Problem statement:
Exclude the pictures and retype the entries as written.
┌─ Source records
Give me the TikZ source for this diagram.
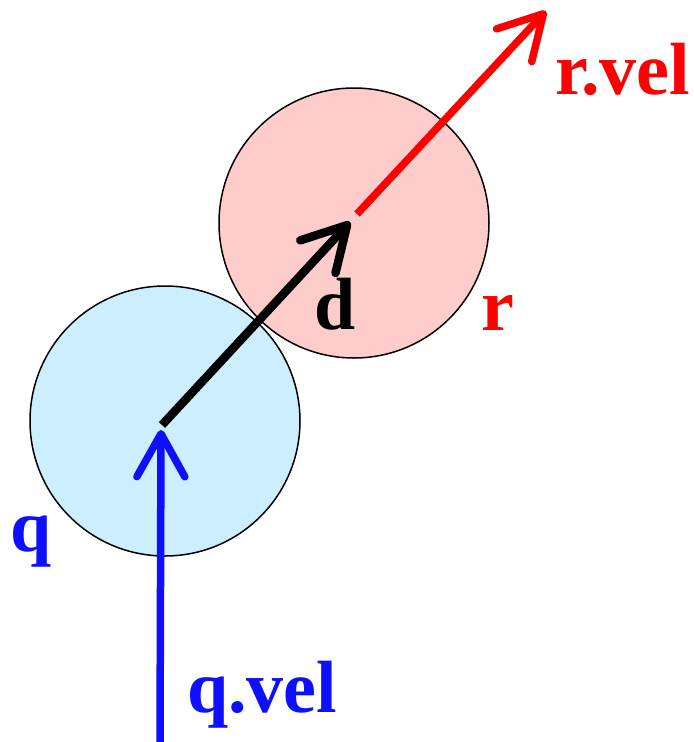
\documentclass[tikz,border=0pt]{standalone}
\usepackage{fontspec}
\setmainfont{Liberation Serif}
\usetikzlibrary{arrows.meta}
\definecolor{qblue}{HTML}{0F0FFF}
\definecolor{rred}{HTML}{FF0000}
\definecolor{qfill}{HTML}{CCEEFF}
\definecolor{rfill}{HTML}{FFCCCC}
\tikzset{
  ball/.style={circle, draw=black, line width=1.5pt, minimum size=270pt, inner sep=0pt},
  vec/.style={line width=7.5pt, line cap=butt, -{Straight Barb[length=43pt,width=48pt,round]}},
  lbl/.style={font=\fontsize{74}{80}\selectfont\bfseries, inner sep=0pt, anchor=base west}
}
\begin{document}
\begin{tikzpicture}[x=1pt,y=-1pt]
\useasboundingbox (0,0) rectangle (694,742);
\node[ball, fill=qfill] (qball) at (165,421) {};
\node[ball, fill=rfill] (rball) at (354,223) {};
\coordinate (qc) at (162,425);
\coordinate (dtip) at (350,222);
\coordinate (rs) at (357,214);
\coordinate (rtip) at (546,11);
\coordinate (qs) at (160,742);
\coordinate (qtip) at (161,430);
\draw[vec, draw=qblue] (qs) -- (qtip);
\draw[vec, draw=black, line width=8.5pt] (qc) -- (dtip);
\draw[vec, draw=rred] (rs) -- (rtip);
\node[lbl, text=qblue] (qlbl) at (10,551) {q};
\node[lbl, text=qblue] (qvel) at (187,712) {q.vel};
\node[lbl, text=black] (dlbl) at (314,329) {d};
\node[lbl, text=rred] (rlbl) at (481,330) {r};
\node[lbl, text=rred] (rvel) at (555,94) {r.vel};
\end{tikzpicture}
\end{document}
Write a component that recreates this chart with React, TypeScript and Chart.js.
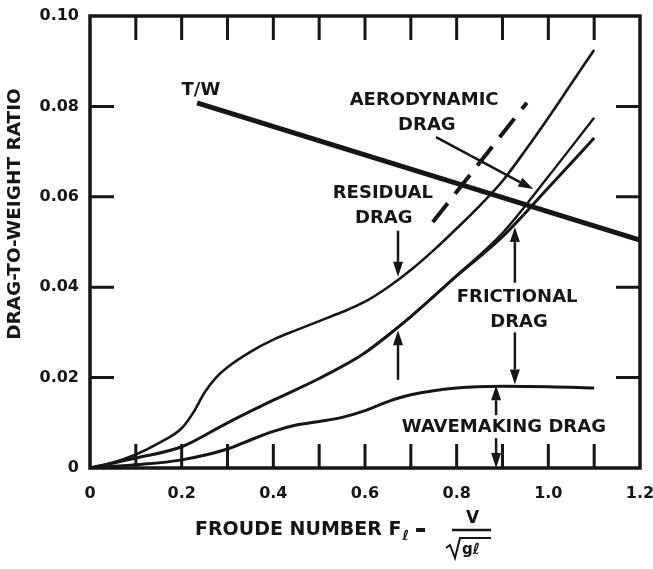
└─
Solution below:
Give me the TikZ source for this diagram.
\documentclass[tikz,border=0pt]{standalone}
\usepackage{fontspec}
\setmainfont{Liberation Serif}
\usetikzlibrary{arrows.meta}
\definecolor{qblue}{HTML}{0F0FFF}
\definecolor{rred}{HTML}{FF0000}
\definecolor{qfill}{HTML}{CCEEFF}
\definecolor{rfill}{HTML}{FFCCCC}
\tikzset{
  ball/.style={circle, draw=black, line width=1.5pt, minimum size=270pt, inner sep=0pt},
  vec/.style={line width=7.5pt, line cap=butt, -{Straight Barb[length=43pt,width=48pt,round]}},
  lbl/.style={font=\fontsize{74}{80}\selectfont\bfseries, inner sep=0pt, anchor=base west}
}
\begin{document}
\begin{tikzpicture}[x=1pt,y=-1pt]
\useasboundingbox (0,0) rectangle (694,742);
\node[ball, fill=qfill] (qball) at (165,421) {};
\node[ball, fill=rfill] (rball) at (354,223) {};
\coordinate (qc) at (162,425);
\coordinate (dtip) at (350,222);
\coordinate (rs) at (357,214);
\coordinate (rtip) at (546,11);
\coordinate (qs) at (160,742);
\coordinate (qtip) at (161,430);
\draw[vec, draw=qblue] (qs) -- (qtip);
\draw[vec, draw=black, line width=8.5pt] (qc) -- (dtip);
\draw[vec, draw=rred] (rs) -- (rtip);
\node[lbl, text=qblue] (qlbl) at (10,551) {q};
\node[lbl, text=qblue] (qvel) at (187,712) {q.vel};
\node[lbl, text=black] (dlbl) at (314,329) {d};
\node[lbl, text=rred] (rlbl) at (481,330) {r};
\node[lbl, text=rred] (rvel) at (555,94) {r.vel};
\end{tikzpicture}
\end{document}
Write a component that recreates this chart with React, TypeScript and Chart.js.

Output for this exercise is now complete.